>> begin

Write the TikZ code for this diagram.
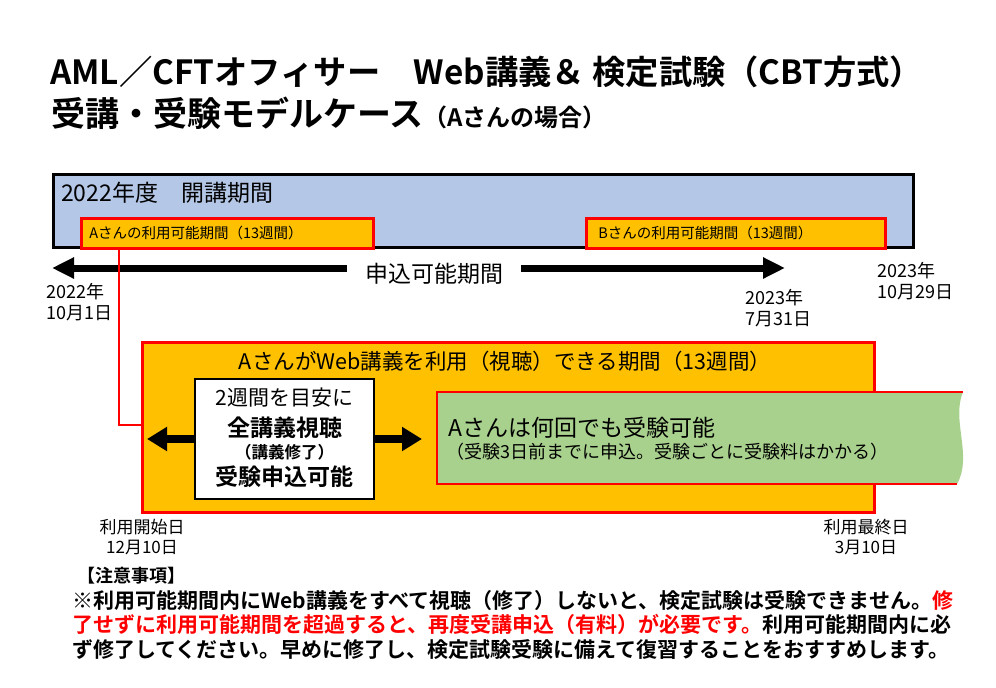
\documentclass[tikz,border=0pt]{standalone}
\usepackage{fontspec}
\setmainfont{Noto Sans CJK JP}[BoldFont={Noto Sans CJK JP Bold}]
\usetikzlibrary{arrows.meta,calc}
\definecolor{barblue}{HTML}{B4C7E7}
\definecolor{amber}{HTML}{FFC000}
\definecolor{sage}{HTML}{A9D18E}
\tikzset{
  every picture/.style={
    x=1pt, y=-1pt
  },
  fs/.style={font=\fontsize{#1}{#1}\selectfont},
  fsb/.style={font=\bfseries\fontsize{#1}{#1}\selectfont},
  datelbl/.style={
    font=\fontsize{18}{21}\selectfont, inner sep=0pt
  },
  termbar/.style={
    draw, line width=3pt, fill=barblue,
    inner sep=0pt, anchor=north west
  },
  usebox/.style={
    draw=red, line width=2.5pt, fill=amber,
    minimum height=30, inner xsep=8pt, inner ysep=0pt,
    anchor=north west, align=left, fs=14.5
  },
  bigarrow/.style={
    line width=7pt, -{Triangle[width=20pt, length=22pt]}
  },
  boxarrow/.style={
    line width=8pt, -{Triangle[width=23pt, length=20pt]}
  },
  redline/.style={draw=red, line width=2pt}
}

\begin{document}
\begin{tikzpicture}
  \useasboundingbox (0,0) rectangle (996,688);
  % title
  \node [fsb=33.3, anchor=west, inner sep=0pt] (title) at (50,72)
    {AML／CFTオフィサー　Web講義＆ 検定試験（CBT方式）};
  \node [anchor=west, inner sep=0pt, font=\bfseries] (subtitle) at (51,113)
    {{\fontsize{34}{34}\selectfont 受講・受験モデルケース}{\fontsize{24}{24}\selectfont （Aさんの場合）}};
  % term and usable periods
  \node [termbar, minimum width=860, minimum height=73] (term) at (52,173) {};
  \node [fs=23, anchor=west, inner sep=0pt] (termtxt) at (61,193) {2022年度　開講期間};
  \node [usebox, text width=276] (abox) at (80,217) {Aさんの利用可能期間（13週間）};
  \node [usebox, text width=275, inner xsep=12pt] (bbox) at (585,217) {Bさんの利用可能期間（13週間）};
  % application period
  \coordinate (applyL) at (52,268);
  \coordinate (applyR) at (785,268);
  \node [fs=23, inner xsep=18pt] (apply) at (434,274) {申込可能期間};
  \draw [bigarrow] (apply.west |- applyL) -- (applyL);
  \draw [bigarrow] (apply.east |- applyR) -- (applyR);
  \node [datelbl, align=left, anchor=west] (day1) at (46,302) {2022年\\10月1日};
  \node [datelbl, align=left, anchor=west] (day2) at (745,308) {2023年\\7月31日};
  \node [datelbl, align=left, anchor=west] (day3) at (877,281) {2023年\\10月29日};
  % viewing period of A
  \node [draw=red, line width=3pt, fill=amber, minimum width=732, minimum height=170,
    anchor=north west, inner sep=0pt] (period) at (141,341) {};
  \node [fs=21.5] (periodtxt) at (505,361) {AさんがWeb講義を利用（視聴）できる期間（13週間）};
  \coordinate (abend) at (119,425);
  \draw [redline] (abox.south -| abend) -- (abend) -- (abend -| period.west);
  % exam box
  \coordinate (examNW) at (437,392);
  \coordinate (examSW) at (437,484);
  \fill [sage] (examNW) -- (963,392) .. controls (951,420) and (973,456) .. (957,484)
    -- (examSW) -- cycle;
  \draw [redline, line width=2.5pt] (963,392) -- (examNW) -- (examSW) -- (957,484);
  \node [fs=23, anchor=west, inner sep=0pt] (examtxt) at (448,428) {Aさんは何回でも受験可能};
  \node [fs=18, anchor=west, inner sep=0pt] (examnote) at (446,452)
    {（受験3日前までに申込。受験ごとに受験料はかかる）};
  % guide box
  \node [draw, line width=2pt, fill=white, minimum width=179, minimum height=120,
    anchor=north west, inner sep=0pt] (guide) at (194,378) {};
  \node [fs=21] (guide1) at (guide.center |- 0,398) {2週間を目安に};
  \node [fsb=23] (guide2) at (guide.center |- 0,428) {全講義視聴};
  \node [fsb=16.5] (guide3) at (guide.center |- 0,452) {（講義修了）};
  \node [fsb=23] (guide4) at (guide.center |- 0,477) {受験申込可能};
  \draw [boxarrow, shorten >=6pt] (guide.west) -- (guide.west -| period.west);
  \draw [boxarrow, shorten >=15pt] (guide.east) -- (guide.east -| examNW);
  \node [datelbl, font=\fontsize{17}{20}\selectfont, align=center] (startday) at (142,537)
    {利用開始日\\12月10日};
  \node [datelbl, font=\fontsize{17}{20}\selectfont, align=center] (endday) at (866,537)
    {利用最終日\\3月10日};
  % notes
  \node [fsb=18, anchor=west, inner sep=0pt] (notehead) at (77,576) {【注意事項】};
  \node [font=\bfseries\fontsize{21}{24.5}\selectfont, anchor=north west, inner sep=0pt,
    align=left] (notes) at (72,590)
    {※利用可能期間内にWeb講義をすべて視聴（修了）しないと、検定試験は受験できません。\textcolor{red}{修}\\
     \textcolor{red}{了せずに利用可能期間を超過すると、再度受講申込（有料）が必要です。}利用可能期間内に必\\
     ず修了してください。早めに修了し、検定試験受験に備えて復習することをおすすめします。};
\end{tikzpicture}
\end{document}
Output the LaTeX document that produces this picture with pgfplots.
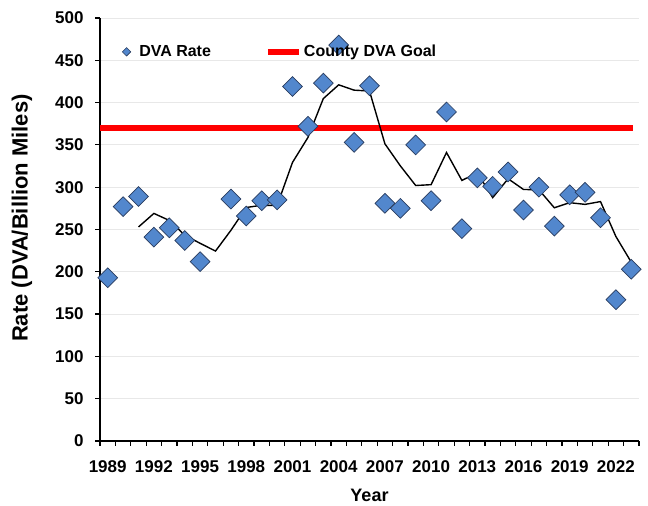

>> end

• Stated goal:
Copy the records above exactly, omitting every picture.

• Output for this exercise:
Write the TikZ code for this diagram.
\documentclass[tikz,border=0pt]{standalone}
\usepackage{fontspec}
\setmainfont{Noto Sans CJK JP}[BoldFont={Noto Sans CJK JP Bold}]
\usetikzlibrary{arrows.meta,calc}
\definecolor{barblue}{HTML}{B4C7E7}
\definecolor{amber}{HTML}{FFC000}
\definecolor{sage}{HTML}{A9D18E}
\tikzset{
  every picture/.style={
    x=1pt, y=-1pt
  },
  fs/.style={font=\fontsize{#1}{#1}\selectfont},
  fsb/.style={font=\bfseries\fontsize{#1}{#1}\selectfont},
  datelbl/.style={
    font=\fontsize{18}{21}\selectfont, inner sep=0pt
  },
  termbar/.style={
    draw, line width=3pt, fill=barblue,
    inner sep=0pt, anchor=north west
  },
  usebox/.style={
    draw=red, line width=2.5pt, fill=amber,
    minimum height=30, inner xsep=8pt, inner ysep=0pt,
    anchor=north west, align=left, fs=14.5
  },
  bigarrow/.style={
    line width=7pt, -{Triangle[width=20pt, length=22pt]}
  },
  boxarrow/.style={
    line width=8pt, -{Triangle[width=23pt, length=20pt]}
  },
  redline/.style={draw=red, line width=2pt}
}

\begin{document}
\begin{tikzpicture}
  \useasboundingbox (0,0) rectangle (996,688);
  % title
  \node [fsb=33.3, anchor=west, inner sep=0pt] (title) at (50,72)
    {AML／CFTオフィサー　Web講義＆ 検定試験（CBT方式）};
  \node [anchor=west, inner sep=0pt, font=\bfseries] (subtitle) at (51,113)
    {{\fontsize{34}{34}\selectfont 受講・受験モデルケース}{\fontsize{24}{24}\selectfont （Aさんの場合）}};
  % term and usable periods
  \node [termbar, minimum width=860, minimum height=73] (term) at (52,173) {};
  \node [fs=23, anchor=west, inner sep=0pt] (termtxt) at (61,193) {2022年度　開講期間};
  \node [usebox, text width=276] (abox) at (80,217) {Aさんの利用可能期間（13週間）};
  \node [usebox, text width=275, inner xsep=12pt] (bbox) at (585,217) {Bさんの利用可能期間（13週間）};
  % application period
  \coordinate (applyL) at (52,268);
  \coordinate (applyR) at (785,268);
  \node [fs=23, inner xsep=18pt] (apply) at (434,274) {申込可能期間};
  \draw [bigarrow] (apply.west |- applyL) -- (applyL);
  \draw [bigarrow] (apply.east |- applyR) -- (applyR);
  \node [datelbl, align=left, anchor=west] (day1) at (46,302) {2022年\\10月1日};
  \node [datelbl, align=left, anchor=west] (day2) at (745,308) {2023年\\7月31日};
  \node [datelbl, align=left, anchor=west] (day3) at (877,281) {2023年\\10月29日};
  % viewing period of A
  \node [draw=red, line width=3pt, fill=amber, minimum width=732, minimum height=170,
    anchor=north west, inner sep=0pt] (period) at (141,341) {};
  \node [fs=21.5] (periodtxt) at (505,361) {AさんがWeb講義を利用（視聴）できる期間（13週間）};
  \coordinate (abend) at (119,425);
  \draw [redline] (abox.south -| abend) -- (abend) -- (abend -| period.west);
  % exam box
  \coordinate (examNW) at (437,392);
  \coordinate (examSW) at (437,484);
  \fill [sage] (examNW) -- (963,392) .. controls (951,420) and (973,456) .. (957,484)
    -- (examSW) -- cycle;
  \draw [redline, line width=2.5pt] (963,392) -- (examNW) -- (examSW) -- (957,484);
  \node [fs=23, anchor=west, inner sep=0pt] (examtxt) at (448,428) {Aさんは何回でも受験可能};
  \node [fs=18, anchor=west, inner sep=0pt] (examnote) at (446,452)
    {（受験3日前までに申込。受験ごとに受験料はかかる）};
  % guide box
  \node [draw, line width=2pt, fill=white, minimum width=179, minimum height=120,
    anchor=north west, inner sep=0pt] (guide) at (194,378) {};
  \node [fs=21] (guide1) at (guide.center |- 0,398) {2週間を目安に};
  \node [fsb=23] (guide2) at (guide.center |- 0,428) {全講義視聴};
  \node [fsb=16.5] (guide3) at (guide.center |- 0,452) {（講義修了）};
  \node [fsb=23] (guide4) at (guide.center |- 0,477) {受験申込可能};
  \draw [boxarrow, shorten >=6pt] (guide.west) -- (guide.west -| period.west);
  \draw [boxarrow, shorten >=15pt] (guide.east) -- (guide.east -| examNW);
  \node [datelbl, font=\fontsize{17}{20}\selectfont, align=center] (startday) at (142,537)
    {利用開始日\\12月10日};
  \node [datelbl, font=\fontsize{17}{20}\selectfont, align=center] (endday) at (866,537)
    {利用最終日\\3月10日};
  % notes
  \node [fsb=18, anchor=west, inner sep=0pt] (notehead) at (77,576) {【注意事項】};
  \node [font=\bfseries\fontsize{21}{24.5}\selectfont, anchor=north west, inner sep=0pt,
    align=left] (notes) at (72,590)
    {※利用可能期間内にWeb講義をすべて視聴（修了）しないと、検定試験は受験できません。\textcolor{red}{修}\\
     \textcolor{red}{了せずに利用可能期間を超過すると、再度受講申込（有料）が必要です。}利用可能期間内に必\\
     ず修了してください。早めに修了し、検定試験受験に備えて復習することをおすすめします。};
\end{tikzpicture}
\end{document}
Output the LaTeX document that produces this picture with pgfplots.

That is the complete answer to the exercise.